A decade earlier, an elderly woman got past guards and climbed a Titan rocket launch tower at the Air Force station during protests of test flights of the Navy's Trident 2 nuclear-tipped missile.

She went undetected for hours and finally picked up a phone at the launch pad and called guards to come and arrest her.

NASA and the Air Force decline to talk about their security operations, saying to do so would provide information to terrorists. However, both have recently been strongly criticized for allowing 16 civilian guards to be laid off in a cost-cutting move.

Since the terrorist attack Tuesday, officials have not said whether they may reconsider the layoffs or bolster the force even more.

The main focus of KSC security is placed on the irreplaceable shuttle fleet. At any given time, the ships are in their hangars, the giant Vehicle Assembly Building or at the launch pad.

The orbiters are arguably safest while out-of-sight in the hangars, where most pre-flight work is done. Guard posts staffed with armed officers and sophisticated identification card trackers keep tabs on everyone who goes in, such as workers and the occasional VIP.

The Vehicle Assembly Building - where the shuttles are taken to be connected to their twin solid booster rockets and massive orange external fuel tank - boasts similar safeguards.

Shuttle movement between the nearby buildings and the launch pads draws extra security. Three or four black-clad police officers armed with submachine guns walk beside the orbiter as it moves to the VAB. Helicopters keep a vigil overhead when it crawls to the launch pad.

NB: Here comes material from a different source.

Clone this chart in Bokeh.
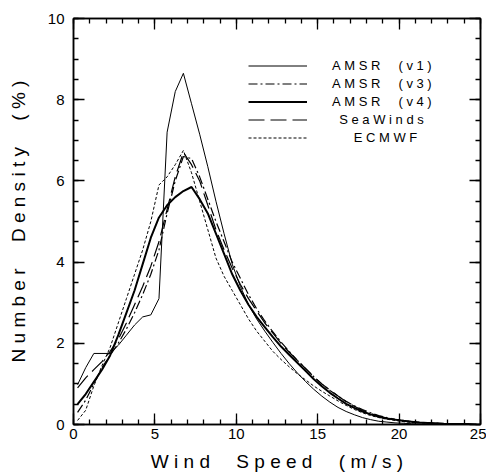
from bokeh.plotting import figure
from bokeh.models import Range1d, Legend, LegendItem, FixedTicker, LinearAxis
from bokeh.embed import file_html
from bokeh.resources import INLINE

# ---- data ----
wind_speed = [0.25, 0.75, 1.25, 1.75, 2.25, 2.75, 3.25, 3.75, 4.25, 4.75,
              5.25, 5.75, 6.25, 6.75, 7.25, 7.75, 8.25, 8.75, 9.25, 9.75,
              10.25, 10.75, 11.25, 11.75, 12.25, 12.75, 13.25, 13.75, 14.25, 14.75,
              15.25, 15.75, 16.25, 16.75, 17.25, 17.75, 18.25, 18.75, 19.25, 19.75,
              20.25, 20.75, 21.25, 21.75, 22.25, 22.75, 23.25, 23.75, 24.25, 24.75]

amsr_v1 = [0.98, 1.40, 1.75, 1.75, 1.75, 1.95, 2.20, 2.45, 2.65, 2.70,
           3.10, 7.20, 8.20, 8.65, 7.90, 7.15, 6.35, 5.50, 4.70, 3.95,
           3.40, 2.95, 2.60, 2.30, 2.02, 1.75, 1.50, 1.27, 1.06, 0.87,
           0.70, 0.55, 0.42, 0.32, 0.24, 0.17, 0.12, 0.08, 0.06, 0.04,
           0.03, 0.02, 0.01, 0.01, 0.00, 0.00, 0.00, 0.00, 0.00, 0.00]

amsr_v3 = [0.30, 0.60, 1.00, 1.40, 1.70, 2.00, 2.35, 2.75, 3.20, 3.70,
           4.30, 5.20, 6.00, 6.60, 6.55, 6.10, 5.55, 5.00, 4.50, 4.00,
           3.60, 3.20, 2.85, 2.55, 2.28, 2.03, 1.80, 1.58, 1.38, 1.18,
           1.00, 0.84, 0.70, 0.57, 0.46, 0.37, 0.29, 0.22, 0.17, 0.13,
           0.10, 0.07, 0.05, 0.04, 0.03, 0.02, 0.01, 0.01, 0.00, 0.00]

amsr_v4 = [0.50, 0.75, 1.05, 1.35, 1.70, 2.20, 2.75, 3.30, 3.95, 4.60,
           5.10, 5.40, 5.60, 5.75, 5.85, 5.55, 5.20, 4.70, 4.20, 3.70,
           3.30, 2.95, 2.65, 2.40, 2.15, 1.92, 1.72, 1.52, 1.32, 1.12,
           0.94, 0.78, 0.64, 0.51, 0.41, 0.32, 0.25, 0.19, 0.15, 0.12,
           0.09, 0.07, 0.05, 0.04, 0.03, 0.02, 0.015, 0.01, 0.01, 0.00]

seawinds = [0.90, 1.15, 1.35, 1.55, 1.80, 2.10, 2.50, 2.95, 3.40, 3.90,
            4.50, 5.30, 6.10, 6.70, 6.40, 6.00, 5.40, 4.80, 4.30, 3.85,
            3.45, 3.10, 2.80, 2.50, 2.25, 2.00, 1.78, 1.58, 1.38, 1.18,
            1.00, 0.85, 0.70, 0.56, 0.45, 0.35, 0.27, 0.21, 0.16, 0.12,
            0.09, 0.07, 0.05, 0.04, 0.03, 0.02, 0.01, 0.01, 0.00, 0.00]

ecmwf = [0.10, 0.35, 0.95, 1.45, 1.90, 2.50, 3.10, 3.70, 4.30, 5.00,
         5.90, 6.10, 6.40, 6.75, 6.20, 5.50, 4.80, 4.10, 3.65, 3.30,
         2.95, 2.60, 2.30, 2.05, 1.80, 1.60, 1.42, 1.25, 1.10, 0.95,
         0.82, 0.70, 0.58, 0.47, 0.37, 0.29, 0.22, 0.17, 0.13, 0.10,
         0.07, 0.05, 0.04, 0.03, 0.02, 0.01, 0.00, 0.00, 0.00, 0.00]

series_names = ["AMSR (v1)", "AMSR (v3)", "AMSR (v4)", "SeaWinds", "ECMWF"]
legend_pad = [0, 0, 0, 2, 6]          # leading spaces to centre the legend texts
x_ticks = [0, 5, 10, 15, 20, 25]
x_minor = list(range(0, 26))
y_ticks = [0, 2, 4, 6, 8, 10]
y_minor = [i * 0.5 for i in range(0, 21)]

FONT = "Liberation Sans"
NB = "\u00a0"


def spaced(s, gap=1, word_gap=5):
    words = s.split(" ")
    return (NB * word_gap).join((NB * gap).join(w) for w in words)


p = figure(frame_width=407, frame_height=406,
           min_border_left=73, min_border_right=6, min_border_top=18, min_border_bottom=50,
           x_range=Range1d(0, 25), y_range=Range1d(0, 10),
           output_backend="svg", toolbar_location=None)
p.grid.visible = False
p.outline_line_color = "black"
p.outline_line_width = 1.5
p.background_fill_color = "white"
p.border_fill_color = "white"

styles = [
    dict(line_width=1.0, line_dash="solid"),
    dict(line_width=1.2, line_dash="9 3 2 3"),
    dict(line_width=2.0, line_dash="solid"),
    dict(line_width=1.2, line_dash="16 6"),
    dict(line_width=1.0, line_dash="3 2"),
]
data = [amsr_v1, amsr_v3, amsr_v4, seawinds, ecmwf]
renderers = []
for ys, st in zip(data, styles):
    r = p.line(wind_speed, ys, line_color="black", **st)
    renderers.append(r)

# axes: inward ticks on all four sides
MAJ, MIN = 11, 5
xa = p.xaxis[0]
ya = p.yaxis[0]
xa.ticker = FixedTicker(ticks=x_ticks, minor_ticks=x_minor)
ya.ticker = FixedTicker(ticks=y_ticks, minor_ticks=y_minor)
top = LinearAxis(ticker=FixedTicker(ticks=x_ticks, minor_ticks=x_minor))
right = LinearAxis(ticker=FixedTicker(ticks=y_ticks, minor_ticks=y_minor))
p.add_layout(top, "above")
p.add_layout(right, "right")

for ax in (xa, ya, top, right):
    ax.major_tick_in = MAJ
    ax.major_tick_out = 0
    ax.minor_tick_in = MIN
    ax.minor_tick_out = 0
    ax.major_tick_line_color = "black"
    ax.minor_tick_line_color = "black"
    ax.major_tick_line_width = 1.3
    ax.minor_tick_line_width = 1.3
    ax.axis_line_color = "black"
    ax.axis_line_width = 1.5
for ax in (top, right):
    ax.major_label_text_font_size = "0px"
    ax.major_label_text_color = None
    ax.major_label_standoff = 0

xa.axis_label = spaced("Wind Speed (m/s)")
ya.axis_label = spaced("Number Density (%)")
for ax in (xa, ya):
    ax.major_label_text_font = FONT
    ax.major_label_text_font_size = "15px"
    ax.major_label_text_color = "black"
    ax.axis_label_text_font = FONT
    ax.axis_label_text_font_size = "19px"
    ax.axis_label_text_font_style = "normal"
    ax.axis_label_text_color = "black"
xa.major_label_standoff = 4
xa.axis_label_standoff = 9
ya.major_label_standoff = 9
ya.axis_label_standoff = 16

legend = Legend(
    items=[LegendItem(label=NB * pad + spaced(n, 1, 5), renderers=[r])
           for n, r, pad in zip(series_names, renderers, legend_pad)],
    location=(175, 279),
    glyph_width=59, glyph_height=15, label_height=15, spacing=3,
    label_standoff=25,
    label_text_font=FONT, label_text_font_size="13px", label_text_color="black",
    padding=0, margin=0,
    border_line_color=None, background_fill_alpha=0.0,
)
p.add_layout(legend, "center")

open("out.html", "w").write(file_html(p, INLINE))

The shuttles are most vulnerable during their first minute of launch and during their stay on the pad before blastoff, a period that normally lasts four to six weeks. While there, a shuttle is encased in a metal gantry, but its booster rockets and fuel tank are largely exposed.

That exposure is at the center of KSC's layered security approach at the pad.

"The closer you get to the launch facilities, the heavier the security gets," Calvin Burch, KSC security chief, said the day the Chinese immigrants were found.